The family spans four size points: a 9B Dense model aimed at resource-constrained hardware, a 31B Dense, a 35B MoE, and a 397B MoE flagship intended for frontier-scale deployments. Each variant is trained on top of Gemma 4 and Qwen 3.5 pretrained checkpoints, which means teams already running those foundations can compare directly against their current stack.

The architectural novelty is in how RL training works. Most reinforcement-learning pipelines rely on hand-written task harnesses, fixed scaffolds that tell the model how to approach a problem. Ornith-1.0 eliminates that dependency. Each training step runs in two stages: the model first proposes a refined scaffold for the task at hand, then generates a solution conditioned on that scaffold.
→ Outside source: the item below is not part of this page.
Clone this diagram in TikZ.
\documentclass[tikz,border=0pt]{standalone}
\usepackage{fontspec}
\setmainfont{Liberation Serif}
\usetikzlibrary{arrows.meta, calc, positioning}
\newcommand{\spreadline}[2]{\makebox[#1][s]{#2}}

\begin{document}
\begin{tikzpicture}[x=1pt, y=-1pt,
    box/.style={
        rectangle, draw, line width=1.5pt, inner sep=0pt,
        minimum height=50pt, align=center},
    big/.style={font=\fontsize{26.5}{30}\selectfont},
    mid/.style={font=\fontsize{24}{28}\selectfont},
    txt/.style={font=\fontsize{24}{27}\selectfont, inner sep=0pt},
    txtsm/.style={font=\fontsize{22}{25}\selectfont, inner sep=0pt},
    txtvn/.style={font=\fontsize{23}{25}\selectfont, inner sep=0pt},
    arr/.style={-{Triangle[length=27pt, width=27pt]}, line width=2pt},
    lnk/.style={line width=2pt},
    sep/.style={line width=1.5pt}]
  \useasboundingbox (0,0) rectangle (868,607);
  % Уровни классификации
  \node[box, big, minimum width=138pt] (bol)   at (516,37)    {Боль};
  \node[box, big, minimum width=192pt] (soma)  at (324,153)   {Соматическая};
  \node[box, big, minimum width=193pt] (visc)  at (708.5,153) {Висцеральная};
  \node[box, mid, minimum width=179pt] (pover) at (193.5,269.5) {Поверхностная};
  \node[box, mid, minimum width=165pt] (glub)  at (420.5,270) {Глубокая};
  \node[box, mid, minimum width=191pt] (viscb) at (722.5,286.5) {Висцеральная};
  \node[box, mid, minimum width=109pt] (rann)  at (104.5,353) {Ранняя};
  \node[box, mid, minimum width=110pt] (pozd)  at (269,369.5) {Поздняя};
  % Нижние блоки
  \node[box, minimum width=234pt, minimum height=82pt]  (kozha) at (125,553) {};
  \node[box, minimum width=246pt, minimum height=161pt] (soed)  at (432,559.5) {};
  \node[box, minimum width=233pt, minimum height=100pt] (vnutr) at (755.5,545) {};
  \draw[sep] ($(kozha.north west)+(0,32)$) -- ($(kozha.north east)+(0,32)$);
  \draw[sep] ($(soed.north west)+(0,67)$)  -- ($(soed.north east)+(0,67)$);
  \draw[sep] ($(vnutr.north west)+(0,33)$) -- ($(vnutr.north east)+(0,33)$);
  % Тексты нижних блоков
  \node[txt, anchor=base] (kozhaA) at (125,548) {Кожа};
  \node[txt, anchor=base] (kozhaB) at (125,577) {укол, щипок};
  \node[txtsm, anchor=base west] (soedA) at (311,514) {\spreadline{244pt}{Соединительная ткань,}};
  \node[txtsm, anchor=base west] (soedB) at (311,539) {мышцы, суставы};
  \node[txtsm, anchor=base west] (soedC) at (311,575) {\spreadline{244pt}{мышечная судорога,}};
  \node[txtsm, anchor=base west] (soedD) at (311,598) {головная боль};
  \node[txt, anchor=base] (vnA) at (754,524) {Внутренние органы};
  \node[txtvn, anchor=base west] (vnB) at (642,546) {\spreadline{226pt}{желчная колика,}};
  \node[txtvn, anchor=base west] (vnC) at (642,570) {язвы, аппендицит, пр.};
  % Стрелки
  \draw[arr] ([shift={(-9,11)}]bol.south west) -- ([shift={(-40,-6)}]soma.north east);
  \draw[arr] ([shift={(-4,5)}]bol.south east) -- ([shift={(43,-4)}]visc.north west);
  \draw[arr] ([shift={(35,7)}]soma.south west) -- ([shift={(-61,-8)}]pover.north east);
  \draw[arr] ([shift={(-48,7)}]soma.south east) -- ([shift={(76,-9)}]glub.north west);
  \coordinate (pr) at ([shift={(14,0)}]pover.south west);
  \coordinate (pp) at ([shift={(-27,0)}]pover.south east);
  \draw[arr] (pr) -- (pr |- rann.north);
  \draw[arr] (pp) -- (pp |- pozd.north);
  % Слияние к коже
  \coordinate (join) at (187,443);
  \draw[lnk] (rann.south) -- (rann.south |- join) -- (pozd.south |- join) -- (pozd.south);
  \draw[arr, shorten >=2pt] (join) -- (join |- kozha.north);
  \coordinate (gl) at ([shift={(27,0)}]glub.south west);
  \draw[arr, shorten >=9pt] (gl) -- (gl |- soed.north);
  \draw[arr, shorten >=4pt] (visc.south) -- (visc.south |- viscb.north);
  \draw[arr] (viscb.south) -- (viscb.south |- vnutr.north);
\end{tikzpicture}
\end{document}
Reward from the solution flows back through both stages, so the model is simultaneously trained to orchestrate and to answer. Over many training steps, per-task strategies emerge without engineers designing them by hand.

That design creates a real attack surface. A model that authors its own scaffolds could, in principle, write scaffolds that game the reward signal without solving the underlying task. DeepReinforce addresses this with three layered controls: a fixed outer trust boundary that the model cannot modify; a deterministic monitor that detects attempts to access withheld paths or alter verification scripts; and a frozen LLM judge that can veto the verifier when gaming occurs within the allowed tool surface. Whether these controls hold across adversarial fine-tunes or more capable future variants is a question the release announcement does not address.
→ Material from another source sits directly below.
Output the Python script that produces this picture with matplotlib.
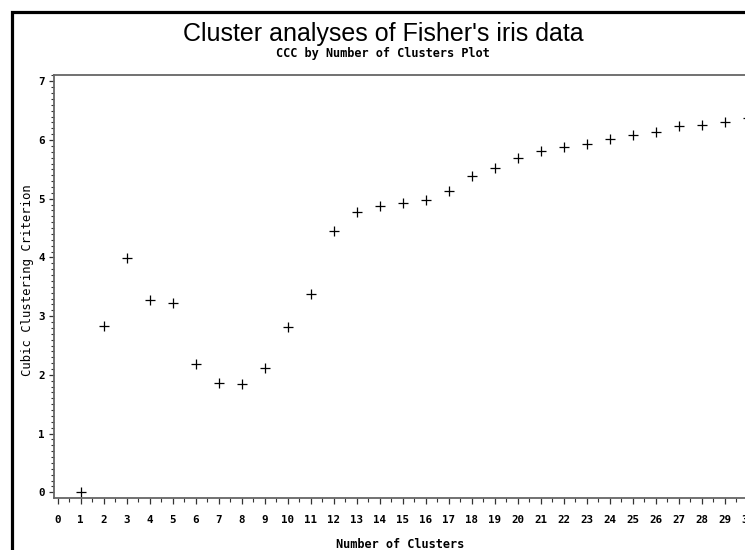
"""CCC by number of clusters plot for Fisher's iris data."""

import matplotlib
matplotlib.use("Agg")
import matplotlib.pyplot as plt
from matplotlib.lines import Line2D
from matplotlib.ticker import MultipleLocator

# number of clusters and the cubic clustering criterion
clusters = list(range(1, 31))
ccc = [0.00, 2.84, 3.99, 3.27, 3.23, 2.19, 1.86, 1.84, 2.12, 2.81,
       3.37, 4.45, 4.77, 4.87, 4.93, 4.98, 5.14, 5.39, 5.53, 5.69,
       5.81, 5.89, 5.94, 6.01, 6.08, 6.14, 6.24, 6.26, 6.31, 6.38]
x_ticks = list(range(0, 31))
y_ticks = list(range(0, 8))

W, H = 745, 550
fig = plt.figure(figsize=(W / 100, H / 100), dpi=100)
fig.patch.set_facecolor("white")

# axes frame in pixels: left 54, top 75, bottom 498, runs past the right edge
left, top, bottom, right = 54.3, 74.7, 497.7, 759.2
ax = fig.add_axes([left / W, 1 - bottom / H, (right - left) / W, (bottom - top) / H])

ax.plot(clusters, ccc, linestyle="none", marker="+", color="black",
        markersize=7.5, markeredgewidth=0.9, clip_on=False)

ax.set_xlim(-0.148, 30.5)
ax.set_ylim(-0.092, 7.113)

ax.set_xticks(x_ticks)
ax.set_yticks(y_ticks)
ax.xaxis.set_minor_locator(MultipleLocator(0.5))
ax.yaxis.set_minor_locator(MultipleLocator(0.1))

tick_font = dict(family="DejaVu Sans Mono", weight="bold", size=7.8)
ax.set_xticklabels([str(v) for v in x_ticks], **tick_font)
ax.set_yticklabels([str(v) for v in y_ticks], **tick_font)

ax.tick_params(axis="x", which="major", direction="out", length=4.5, width=0.9,
               pad=8, color="#333333")
ax.tick_params(axis="x", which="minor", direction="out", length=3, width=0.8,
               color="#333333")
ax.tick_params(axis="y", which="major", direction="out", length=3.5, width=0.9,
               pad=3.5, color="#333333")
ax.tick_params(axis="y", which="minor", direction="out", length=2.4, width=0.8,
               color="#333333")

for side in ["left", "bottom", "top", "right"]:
    ax.spines[side].set_color("#666666")
    ax.spines[side].set_linewidth(1.3)

# titles and axis labels
fig.text(383 / W, 1 - 41 / H, "Cluster analyses of Fisher's iris data",
         family="Liberation Sans", size=18, ha="center", va="baseline")
fig.text(383 / W, 1 - 53.5 / H, "CCC by Number of Clusters Plot",
         family="DejaVu Sans Mono", weight="bold", size=8.6,
         ha="center", va="center")
fig.text(400 / W, 1 - 544 / H, "Number of Clusters",
         family="DejaVu Sans Mono", weight="bold", size=8.6,
         ha="center", va="center")
fig.text(28 / W, 1 - 280 / H, "Cubic Clustering Criterion",
         family="DejaVu Sans Mono", size=8.8, rotation=90,
         ha="center", va="center")

# thick outer border on the left and top
bx, by = 11.5 / W, 1 - 11.5 / H
fig.add_artist(Line2D([bx, bx, 1], [0, by, by], color="black", linewidth=2.3,
                      transform=fig.transFigure, solid_joinstyle="miter"))

fig.savefig("out.png", dpi=100)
On benchmark performance, DeepReinforce claims the 397B flagship scores 77.5 on Terminal-Bench 2.1 and 82.4 on SWE-Bench Verified, which the company says matches Claude Opus 4.7 and outperforms open peers including MiniMax M3 and DeepSeek-V4-Pro. The 35B model is reported to beat similarly sized Qwen and Gemma builds. At the small end, the 9B variant is said to reach 43.1 on Terminal-Bench 2.1 and 69.4 on SWE-Bench Verified, matching models several times its size. These figures come from DeepReinforce directly; the release does not include independent benchmark replication.

The lab is not a first-time entrant to open RL research. Prior releases include CUDA-L1 and the IterX optimization loop for code agents, so Ornith-1.0 extends a pattern rather than arriving from nowhere.

What makes this release worth watching is not the benchmark numbers but the training method. The open-source coding-model field has been crowded since DeepSeek-Coder-V2, and raw benchmark improvements are common enough to parse cautiously. Self-authoring scaffolds, if the approach holds up at scale, would let a model specialize its problem-solving strategy to each task class without human harness engineering. That shifts the labor from scaffold design to reward specification, which is both easier to automate and easier to get wrong.

Teams building coding agents on open weights should pull the 35B MoE variant and run it against their own task distribution before accepting the benchmark claims at face value. If the scaffold-mutation mechanism transfers to their domain, it is a qualitatively different capability than the prior generation of RL-tuned coding models.

Reported by TestingCatalog on June 25, 2026.